Es grüßt Dich das Ziel fest im Auge und jeden berechtigten Zweifel kujonierend

Dein Joachim

2 Kommentare:

Maik hat gesagt…

Lieber Joachim,

VfL-Sportdirektor Lothar Gans, schreibst du, habe auf einen Einspruch gegen die Wertung des Spiels Koblenz gegen St. Pauli verzichtet, und zwar "unbeleckt von der Erkenntnis", dass er gar nichts hätte ändern können.
Das ist fast richtig. Er hat verzichtet, aber durchaus beleckt: "So eine Presseerklärung [wie die des FSV Frankfurt] können wir auch rausgeben, doch Tatsache ist: Einspruchsberechtigt sind die beteiligten Vereine, kein dritter Klub. Die Frankfurter haben auf etwas verzichtet, was sie gar nicht hätten tun können."

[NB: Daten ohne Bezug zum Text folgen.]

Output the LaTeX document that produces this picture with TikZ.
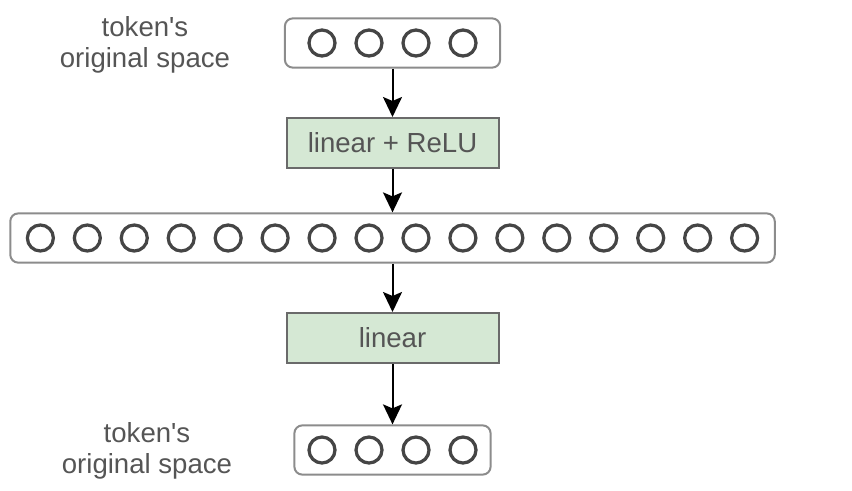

Quelle: http://www.neue-oz.de/_vfl_osnabrueck/
content_vfl_startseite/news_vfl/20090519_gans.html

Joachim Schwerin hat gesagt…

Lieber Maik,

da sieht man, daß man immer den Originaltext lesen muß und keine verkürzte Version, die irgendwo im Internet herumfliegt. Danke für die Klarstellung und Respket für Lothar Gans, daß er gleich noch die korrekte Begründung mitgeliefert hat.